Source code of charts

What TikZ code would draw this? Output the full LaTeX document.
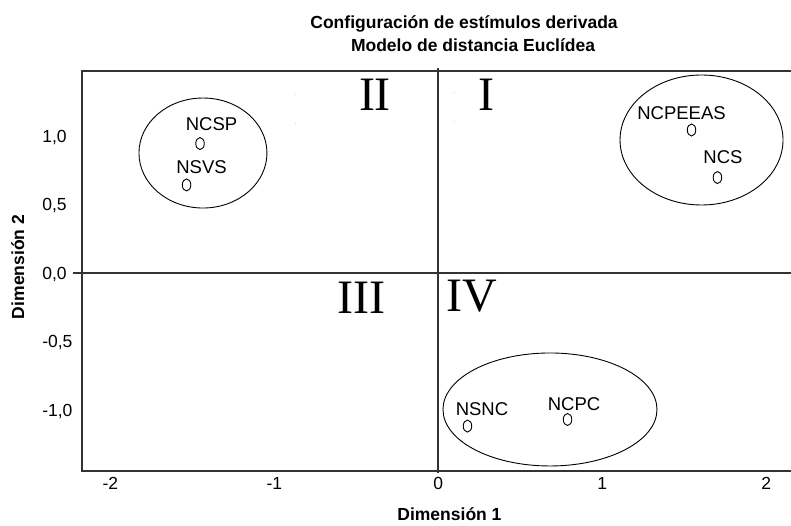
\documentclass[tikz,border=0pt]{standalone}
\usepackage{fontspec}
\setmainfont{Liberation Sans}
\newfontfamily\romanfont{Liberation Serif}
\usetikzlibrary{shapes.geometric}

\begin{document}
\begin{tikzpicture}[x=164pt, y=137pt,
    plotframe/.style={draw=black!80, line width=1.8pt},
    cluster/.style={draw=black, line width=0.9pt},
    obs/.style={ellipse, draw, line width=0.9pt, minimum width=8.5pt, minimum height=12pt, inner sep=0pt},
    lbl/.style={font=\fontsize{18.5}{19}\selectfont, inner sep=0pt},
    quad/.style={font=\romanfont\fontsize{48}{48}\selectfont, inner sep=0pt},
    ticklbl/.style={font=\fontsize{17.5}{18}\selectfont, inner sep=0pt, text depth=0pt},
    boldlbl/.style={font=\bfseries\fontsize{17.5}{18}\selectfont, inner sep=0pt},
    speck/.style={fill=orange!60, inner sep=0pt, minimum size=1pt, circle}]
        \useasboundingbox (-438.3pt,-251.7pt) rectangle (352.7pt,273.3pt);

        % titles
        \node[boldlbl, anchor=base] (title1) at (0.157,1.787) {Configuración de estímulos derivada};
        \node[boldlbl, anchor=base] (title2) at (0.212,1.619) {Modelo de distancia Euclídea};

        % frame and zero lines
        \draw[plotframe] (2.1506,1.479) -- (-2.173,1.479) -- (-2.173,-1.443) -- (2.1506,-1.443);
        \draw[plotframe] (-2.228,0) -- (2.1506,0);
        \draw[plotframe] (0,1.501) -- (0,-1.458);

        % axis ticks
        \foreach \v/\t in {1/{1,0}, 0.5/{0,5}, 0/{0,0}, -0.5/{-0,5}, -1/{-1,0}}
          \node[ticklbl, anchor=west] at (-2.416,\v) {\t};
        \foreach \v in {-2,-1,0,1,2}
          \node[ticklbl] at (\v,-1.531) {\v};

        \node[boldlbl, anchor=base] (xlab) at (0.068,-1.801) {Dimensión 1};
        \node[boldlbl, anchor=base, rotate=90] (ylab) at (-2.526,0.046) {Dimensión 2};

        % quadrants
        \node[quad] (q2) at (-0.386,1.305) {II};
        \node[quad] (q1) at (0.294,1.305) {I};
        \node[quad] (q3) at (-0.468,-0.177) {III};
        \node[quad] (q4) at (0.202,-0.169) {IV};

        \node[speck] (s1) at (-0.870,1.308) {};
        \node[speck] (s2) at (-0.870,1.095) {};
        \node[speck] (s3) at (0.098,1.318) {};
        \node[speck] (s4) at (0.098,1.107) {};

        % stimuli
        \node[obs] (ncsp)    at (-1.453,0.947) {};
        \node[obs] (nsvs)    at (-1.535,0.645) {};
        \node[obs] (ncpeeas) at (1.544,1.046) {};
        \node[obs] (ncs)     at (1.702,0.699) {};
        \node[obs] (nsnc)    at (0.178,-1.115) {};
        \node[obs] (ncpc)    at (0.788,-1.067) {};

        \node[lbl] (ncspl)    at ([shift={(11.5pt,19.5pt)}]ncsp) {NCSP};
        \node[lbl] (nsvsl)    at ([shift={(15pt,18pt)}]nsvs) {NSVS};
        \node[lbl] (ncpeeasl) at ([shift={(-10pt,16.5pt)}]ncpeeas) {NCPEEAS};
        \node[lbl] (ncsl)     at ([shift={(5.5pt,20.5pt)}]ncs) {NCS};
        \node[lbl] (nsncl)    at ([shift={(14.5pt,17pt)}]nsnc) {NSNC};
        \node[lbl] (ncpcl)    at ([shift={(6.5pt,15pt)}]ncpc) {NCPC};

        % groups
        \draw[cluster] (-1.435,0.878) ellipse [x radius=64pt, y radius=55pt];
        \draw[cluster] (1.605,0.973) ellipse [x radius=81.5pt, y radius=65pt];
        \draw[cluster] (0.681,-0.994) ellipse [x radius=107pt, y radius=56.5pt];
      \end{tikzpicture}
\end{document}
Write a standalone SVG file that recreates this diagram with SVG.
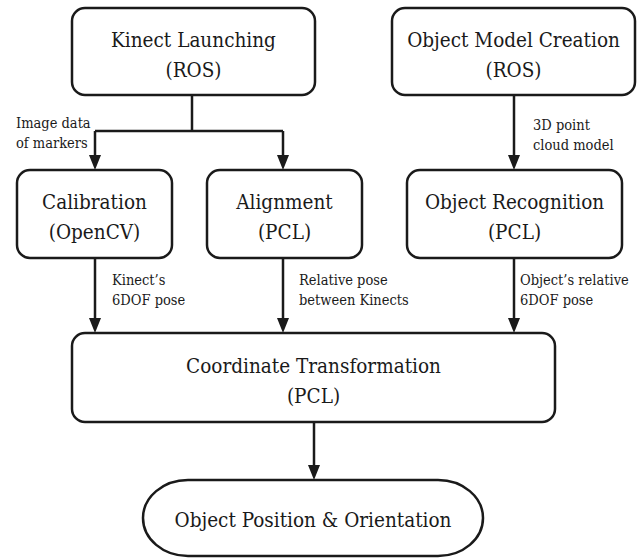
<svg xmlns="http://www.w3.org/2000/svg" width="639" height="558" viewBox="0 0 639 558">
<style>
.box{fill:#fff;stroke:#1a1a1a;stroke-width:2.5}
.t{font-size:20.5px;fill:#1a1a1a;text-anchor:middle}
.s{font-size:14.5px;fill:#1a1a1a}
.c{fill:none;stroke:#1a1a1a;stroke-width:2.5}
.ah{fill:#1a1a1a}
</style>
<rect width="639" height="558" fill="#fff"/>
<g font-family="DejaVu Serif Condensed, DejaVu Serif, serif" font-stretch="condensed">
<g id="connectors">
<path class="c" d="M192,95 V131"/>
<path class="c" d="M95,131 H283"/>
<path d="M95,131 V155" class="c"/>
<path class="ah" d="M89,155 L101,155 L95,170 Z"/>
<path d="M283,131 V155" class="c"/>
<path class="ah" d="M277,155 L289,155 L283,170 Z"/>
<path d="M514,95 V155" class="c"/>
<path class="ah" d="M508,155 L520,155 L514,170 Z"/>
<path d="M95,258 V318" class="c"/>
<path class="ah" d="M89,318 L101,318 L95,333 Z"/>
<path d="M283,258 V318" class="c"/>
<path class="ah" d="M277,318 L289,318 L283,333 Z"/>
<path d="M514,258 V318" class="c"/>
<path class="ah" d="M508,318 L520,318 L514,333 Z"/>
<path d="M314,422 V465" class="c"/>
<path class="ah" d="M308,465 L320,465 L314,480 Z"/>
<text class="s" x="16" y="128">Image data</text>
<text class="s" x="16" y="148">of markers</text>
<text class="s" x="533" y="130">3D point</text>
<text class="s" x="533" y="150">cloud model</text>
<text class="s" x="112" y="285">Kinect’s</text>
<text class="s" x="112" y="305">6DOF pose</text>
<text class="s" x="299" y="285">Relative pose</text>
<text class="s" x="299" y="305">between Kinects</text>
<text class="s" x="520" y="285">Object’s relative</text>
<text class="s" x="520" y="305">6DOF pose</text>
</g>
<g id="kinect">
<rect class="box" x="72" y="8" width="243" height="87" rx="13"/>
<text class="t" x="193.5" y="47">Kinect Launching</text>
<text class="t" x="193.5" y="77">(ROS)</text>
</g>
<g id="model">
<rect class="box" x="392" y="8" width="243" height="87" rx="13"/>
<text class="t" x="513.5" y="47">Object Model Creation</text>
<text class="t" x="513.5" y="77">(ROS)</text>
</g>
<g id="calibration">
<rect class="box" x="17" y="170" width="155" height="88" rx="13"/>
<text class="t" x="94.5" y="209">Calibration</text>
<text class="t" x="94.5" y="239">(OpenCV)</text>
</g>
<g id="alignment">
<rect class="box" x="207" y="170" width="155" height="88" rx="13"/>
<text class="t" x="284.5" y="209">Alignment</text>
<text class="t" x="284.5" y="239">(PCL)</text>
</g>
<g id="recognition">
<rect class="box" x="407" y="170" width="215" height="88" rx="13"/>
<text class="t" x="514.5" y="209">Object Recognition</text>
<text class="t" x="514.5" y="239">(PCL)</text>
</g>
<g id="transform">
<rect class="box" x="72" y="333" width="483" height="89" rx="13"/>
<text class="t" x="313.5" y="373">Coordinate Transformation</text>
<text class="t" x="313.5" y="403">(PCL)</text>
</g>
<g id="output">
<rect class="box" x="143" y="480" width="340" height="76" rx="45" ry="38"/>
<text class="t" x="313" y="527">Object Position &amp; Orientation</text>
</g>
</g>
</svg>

EXERCISE DIRECTIONS => Begin at the top of the records above and retype each line exactly until the line containing "anchor=base] (title2) at", which is included. Skip all pictures.

SOLUTION =>
What TikZ code would draw this? Output the full LaTeX document.
\documentclass[tikz,border=0pt]{standalone}
\usepackage{fontspec}
\setmainfont{Liberation Sans}
\newfontfamily\romanfont{Liberation Serif}
\usetikzlibrary{shapes.geometric}

\begin{document}
\begin{tikzpicture}[x=164pt, y=137pt,
    plotframe/.style={draw=black!80, line width=1.8pt},
    cluster/.style={draw=black, line width=0.9pt},
    obs/.style={ellipse, draw, line width=0.9pt, minimum width=8.5pt, minimum height=12pt, inner sep=0pt},
    lbl/.style={font=\fontsize{18.5}{19}\selectfont, inner sep=0pt},
    quad/.style={font=\romanfont\fontsize{48}{48}\selectfont, inner sep=0pt},
    ticklbl/.style={font=\fontsize{17.5}{18}\selectfont, inner sep=0pt, text depth=0pt},
    boldlbl/.style={font=\bfseries\fontsize{17.5}{18}\selectfont, inner sep=0pt},
    speck/.style={fill=orange!60, inner sep=0pt, minimum size=1pt, circle}]
        \useasboundingbox (-438.3pt,-251.7pt) rectangle (352.7pt,273.3pt);

        % titles
        \node[boldlbl, anchor=base] (title1) at (0.157,1.787) {Configuración de estímulos derivada};
        \node[boldlbl, anchor=base] (title2) at (0.212,1.619) {Modelo de distancia Euclídea};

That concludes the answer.